Most people will torture someone if asked

Jerry Burger of Santa Clara University in California has released the results of an experiment that show that most people—70% of us, in fact—are willing to torture someone if they’re asked to.  Burger’s experiment was very similar to the famous ones done by Stanley Milgram back in the 1960s; subjects were asked to give “electric shocks” to a confederate of the experimenter if that person answered questions incorrectly.  With each wrong answer (they were all scripted) the purported strength of the shocks increased (actually, there were no shocks at all).  Seven out of ten subjects were willing to continue past 150 volts and complaints of pain on the part of the subject.

The original Milgram experiments continued up to 450 volts, which most subjects were willing to deliver.  Milgram got the idea for his experiments when considering why so many Germans participated in the holocaust and then later justified or defended their participation by claiming “I was just following orders.”  His experiment proved that most of us will “just follow orders” and do really bad things.

Burger said the experiment, published in the American Psychologist, can only partly explain the widely reported prisoner abuse at the U.S.-run Abu Ghraib prison in Iraq or events during World War Two.

“Although one must be cautious when making the leap from laboratory studies to complex social behaviors such as genocide, understanding the social psychological factors that contribute to people acting in unexpected and unsettling ways is important,” he wrote.

“It is not that there is something wrong with the people,” Burger said. “The idea has been somehow there was this characteristic that people had back in the early 1960s that they were somehow more prone to obedience.”

Wikipedia has a good article on the original Milgram experiments, explaining exactly how they worked, the different variables he used, and the various results.  CNN also has a good article that covers and compares the Milgram and Burger experiments.

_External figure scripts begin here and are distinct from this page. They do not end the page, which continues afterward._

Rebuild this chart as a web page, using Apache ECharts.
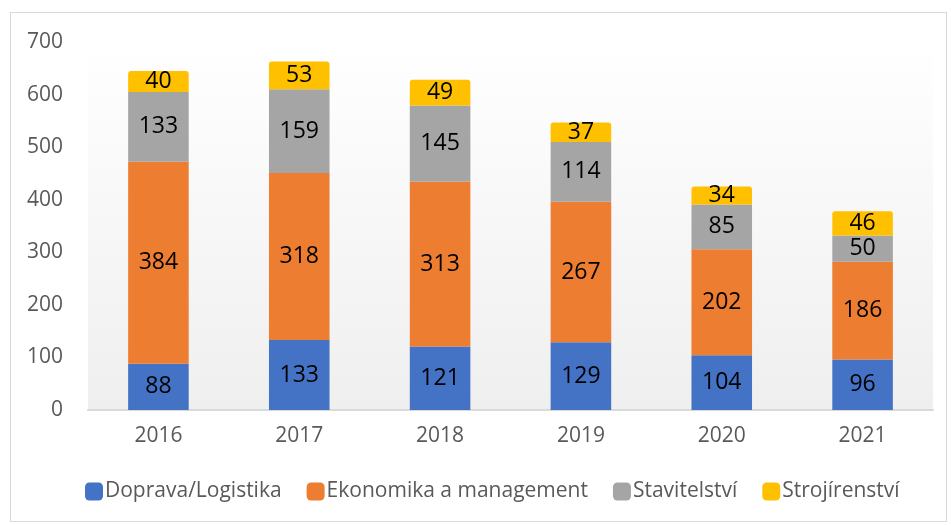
<!DOCTYPE html>
<html>
<head>
<meta charset="utf-8">
<script src="https://cdn.jsdelivr.net/npm/echarts@6/dist/echarts.min.js"></script>
<style>
  html, body { margin: 0; padding: 0; background: #fff; }
  #chart { width: 951px; height: 525px; }
  .frame {
    position: absolute; left: 10px; top: 12px; width: 937px; height: 510px;
    border: 1px solid #d9d9d9; box-sizing: border-box; pointer-events: none;
  }
</style>
</head>
<body>
<div id="chart"></div>
<div class="frame"></div>
<script>
  // values
  const years = ["2016", "2017", "2018", "2019", "2020", "2021"];
  const doprava = [88, 133, 121, 129, 104, 96];
  const ekonomika = [384, 318, 313, 267, 202, 186];
  const stavitelstvi = [133, 159, 145, 114, 85, 50];
  const strojirenstvi = [40, 53, 49, 37, 34, 46];
  const seriesNames = ["Doprava/Logistika", "Ekonomika a management", "Stavitelství", "Strojírenství"];
  const colors = ["#4472C4", "#ED7D31", "#A5A5A5", "#FFC000"];

  const font = "'Open Sans', 'Noto Sans', sans-serif";
  const myChart = echarts.init(document.getElementById("chart"));

  const makeSeries = (name, data, color, top) => ({
    name: name,
    type: "bar",
    stack: "total",
    data: data,
    barWidth: "43%",
    itemStyle: {
      color: color,
      borderRadius: top ? [3, 3, 0, 0] : 0
    },
    label: {
      show: true,
      position: "inside",
      color: "#000",
      fontSize: 23,
      fontFamily: font
    }
  });

  const option = {
    animation: false,
    textStyle: { fontFamily: font },
    grid: {
      left: 88,
      right: 18,
      top: 42,
      bottom: 115,
      show: true,
      borderWidth: 0,
      backgroundColor: new echarts.graphic.LinearGradient(0, 0, 0, 1, [
        { offset: 0, color: "#ffffff" },
        { offset: 1, color: "#efefef" }
      ])
    },
    legend: {
      bottom: 18,
      left: 80,
      itemWidth: 18,
      itemHeight: 18,
      itemGap: 25,
      icon: "roundRect",
      textStyle: { color: "#595959", fontSize: 21, fontFamily: font, padding: [0, 0, 0, -3] },
      data: seriesNames
    },
    xAxis: {
      type: "category",
      data: years,
      axisLine: { lineStyle: { color: "#d9d9d9", width: 2 } },
      axisTick: { show: false },
      axisLabel: { color: "#595959", fontSize: 21, margin: 16 }
    },
    yAxis: {
      type: "value",
      min: 0,
      max: 700,
      interval: 100,
      splitLine: { show: false },
      axisLine: { show: false },
      axisTick: { show: false },
      axisLabel: { color: "#595959", fontSize: 21, margin: 25 }
    },
    series: [
      makeSeries(seriesNames[0], doprava, colors[0], false),
      makeSeries(seriesNames[1], ekonomika, colors[1], false),
      makeSeries(seriesNames[2], stavitelstvi, colors[2], false),
      makeSeries(seriesNames[3], strojirenstvi, colors[3], true)
    ]
  };

  myChart.setOption(option);
</script>
</body>
</html>
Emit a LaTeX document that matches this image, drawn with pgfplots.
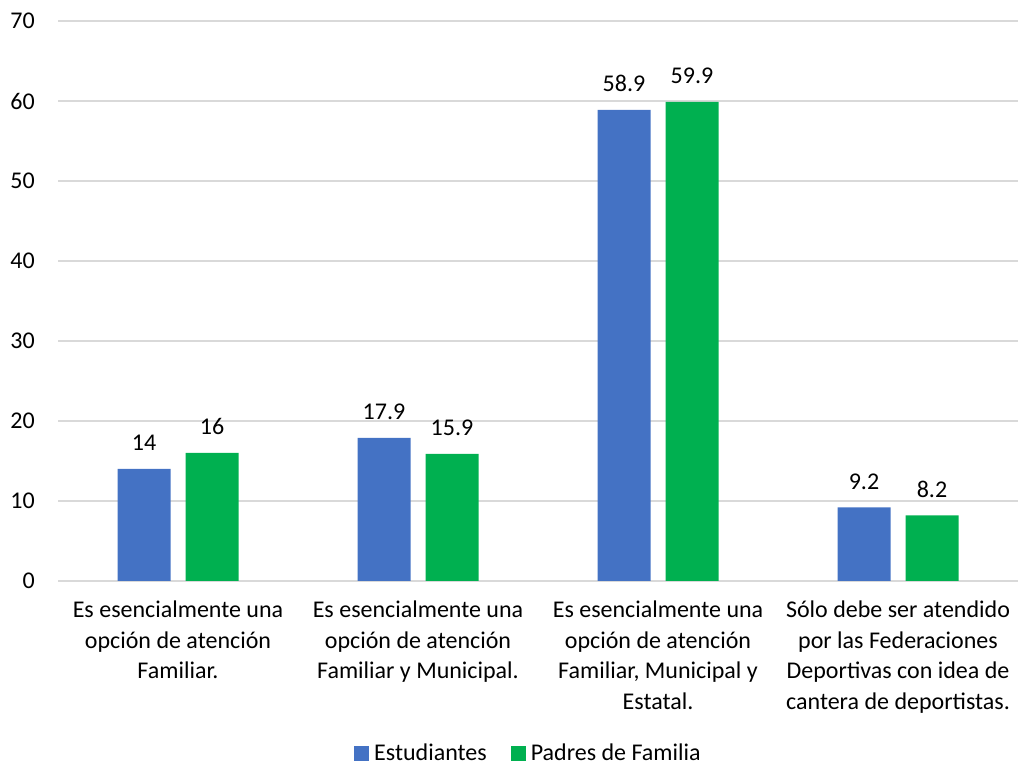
\documentclass[border=0pt]{standalone}
\usepackage{pgfplots}
\pgfplotsset{compat=1.18}
\usepackage{fontspec}
\setmainfont{Carlito}
\definecolor{cblue}{RGB}{68,114,196}
\definecolor{cgreen}{RGB}{0,176,80}
\definecolor{cgrid}{RGB}{217,217,217}
\begin{document}
\fontsize{24bp}{30.5bp}\selectfont
\begin{tikzpicture}
\path[use as bounding box] (0,0) rectangle (1018bp,767bp);
\begin{axis}[
  at={(58bp,186bp)}, anchor=south west,
  scale only axis, width=960bp, height=560bp,
  ybar=15bp, bar width=53bp,
  xmin=-0.5, xmax=3.5, ymin=0, ymax=70,
  ytick={0,10,...,70},
  xtick={0,1,2,3},
  xticklabels={{Es esencialmente una\\opción de atención\\Familiar.},
               {Es esencialmente una\\opción de atención\\Familiar y Municipal.},
               {Es esencialmente una\\opción de atención\\Familiar, Municipal y\\Estatal.},
               {Sólo debe ser atendido\\por las Federaciones\\Deportivas con idea de\\cantera de deportistas.}},
  x tick label style={align=center, font=\fontsize{24bp}{30.5bp}\selectfont, yshift=-12bp},
  y tick label style={font=\fontsize{24bp}{25bp}\selectfont, xshift=-15bp},
  /pgf/number format/assume math mode=true,
  major tick length=0pt,
  axis x line*=bottom, axis y line*=left,
  x axis line style={draw=cgrid, line width=1.5bp},
  y axis line style={draw=none},
  ymajorgrids, grid style={draw=cgrid, line width=1.5bp},
  nodes near coords,
  nodes near coords style={font=\fontsize{24bp}{25bp}\selectfont, black, yshift=10bp},
  legend style={at={(axis description cs:0.49,-0.308)}, anchor=center, draw=none,
    legend columns=2, font=\fontsize{24bp}{25bp}\selectfont,
    /tikz/every odd column/.append style={column sep=3bp},
    /tikz/every even column/.append style={column sep=22bp}},
  legend image code/.code={\fill[#1] (0bp,-7.5bp) rectangle (15bp,7.5bp);},
]
\addplot[fill=cblue, draw=none] coordinates {(0,14) (1,17.9) (2,58.9) (3,9.2)};
\addplot[fill=cgreen, draw=none] coordinates {(0,16) (1,15.9) (2,59.9) (3,8.2)};
\legend{Estudiantes, Padres de Familia}
\end{axis}
\end{tikzpicture}
\end{document}
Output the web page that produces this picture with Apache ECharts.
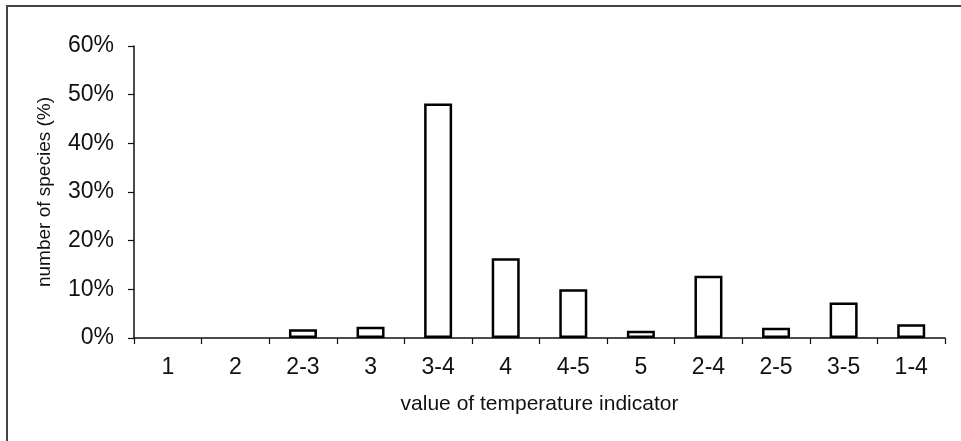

Washing your hands may make you evil

Cleanliness may not be next to Godliness after all. Researchers have found that experimental subjects who had been primed with concepts related to cleanliness (e.g. pure, immaculate, pristine, et cetera) or who had just washed their hands were less likely to be troubled by questionable behavior, which they rated on a scale of 0 (perfectly okay) to 9 (very wrong).  The Economist has the story.

The researchers report that those who were given the “clean” words or who washed themselves rated the acts they were asked to consider as ethically more acceptable than the control groups did. Among the volunteers who unscrambled the sentences, those exposed to ideas of cleanliness rated eating the family dog at 5.7, on average, on the wrongness scale whereas the control group rated it as 6.6. Their score for using a kitten in sexual play was 6.7; the control group individuals gave it 8.3. Similar results arose from the handwashing experiment.

Dr. Simone Schnall conducted the research, which is published in Psychological Science.  The Economist reports that her hypothesis is that “feeling morally unclean (i.e. disgusted) leads to feelings of moral wrongness and thus triggers increased ethical behaviour by instilling a desire to right the wrong.”  The article concludes by saying:

Physical purification, in other words, produces a more relaxed attitude to morality. Perhaps it is no coincidence that Pontius Pilate is portrayed in the Bible as washing his hands of the decision to crucify Jesus. Something to think about for those who feel that purification rituals bring them closer to God.

Anyway, if you want to manipulate someone into doing something wrong, get them to wash up before making your proposal.